Les clapiers peuvent être de simples tas de pierres pour libérer une pâture ou une culture. Ils peuvent aussi être marqueurs de limites. S’ils ont l’aspect de murs, ce n’en sont pas vraiment, la différence réside dans leur usage de simple stockage, ils sont souvent très larges pour bien contenir la totalité des pierrailles et cailloux.
Les murs, très nombreux sur Taulignan, marquent souvent les limites parcellaires. Ils sont de clôture ou de soutènement.
Les murs « paysans ». Issus de « l’auto-construction », ils sont de facture vernaculaire et le savoir-faire pour les réaliser faisait partie des connaissances de base de tous les « paysans ».

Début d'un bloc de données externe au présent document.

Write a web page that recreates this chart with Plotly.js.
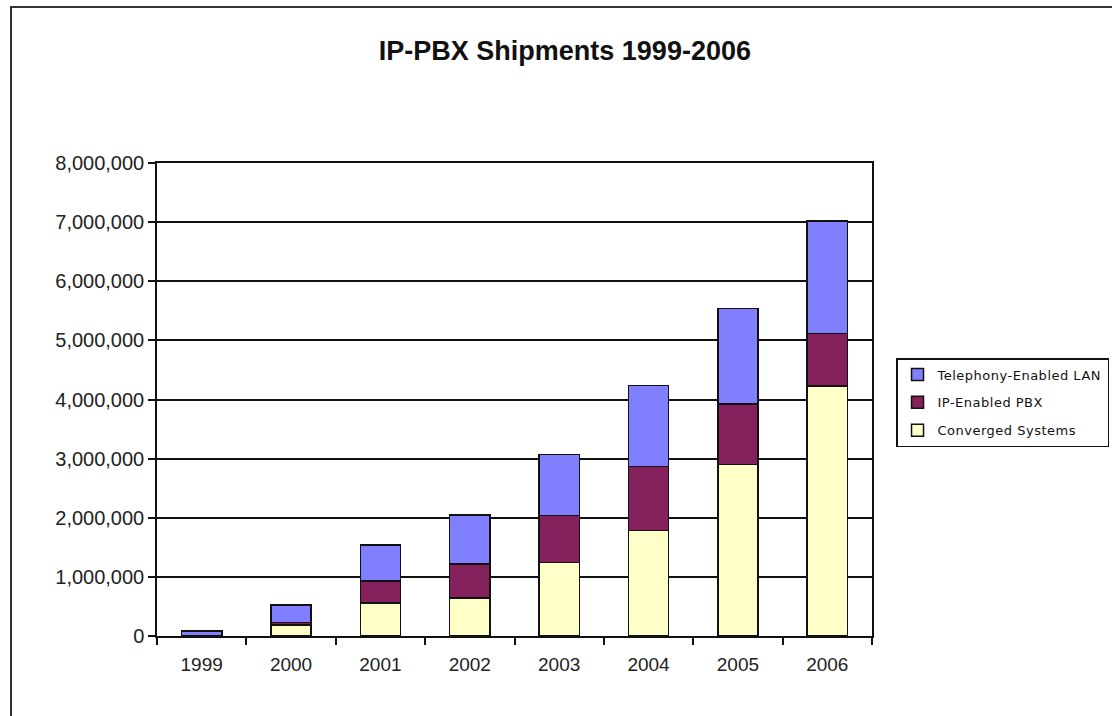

En dehors d’être des soutènements, ils participent par leurs qualités drainantes au réseau de gestion de l’écoulement des eaux.
Les murs « maçons ». Ce sont la plupart du temps des murs réalisés lors de commandes publiques ou de gens ayant les moyens. Ce sont généralement des soutènements de route ou de terrains communaux ou collectifs.
Les pierres dressées. Assez particulières au finage taulignanais et environs proches du fait de l’activité de carrières d’extraction, des dalles dressées peuvent être utilisées en dispositif de soutènement ou comme clôture.
Les murs de clôture sont les murs les plus fragiles, la plupart sont en ruine aujourd’hui ou ont été démolis. Ils ont aussi disparu avec les regroupements parcellaires, la mécanisation de l’agriculture, l’élargissement des accès. Ils étaient généralement liés à l’élevage, soit pour contenir les bêtes soit pour en protéger les cultures.
Les ouvrages en pierre sèche dits hydrauliques sont très variés et attestent de la gestion de l’eau au niveau global du finage. Ils forment un réseau qui amène le surplus d’eau en fond de vallon, à la rivière. Aiguiers et citernes, puits, canaux, touvières, fossés en sont des exemples.
En conclusion, ce patrimoine, toujours particulier à chaque terroir, mériterait aujourd’hui, au même titre que le bâti, une protection prenant en compte sa dimension locale notamment lors de la rédaction des règlements communaux.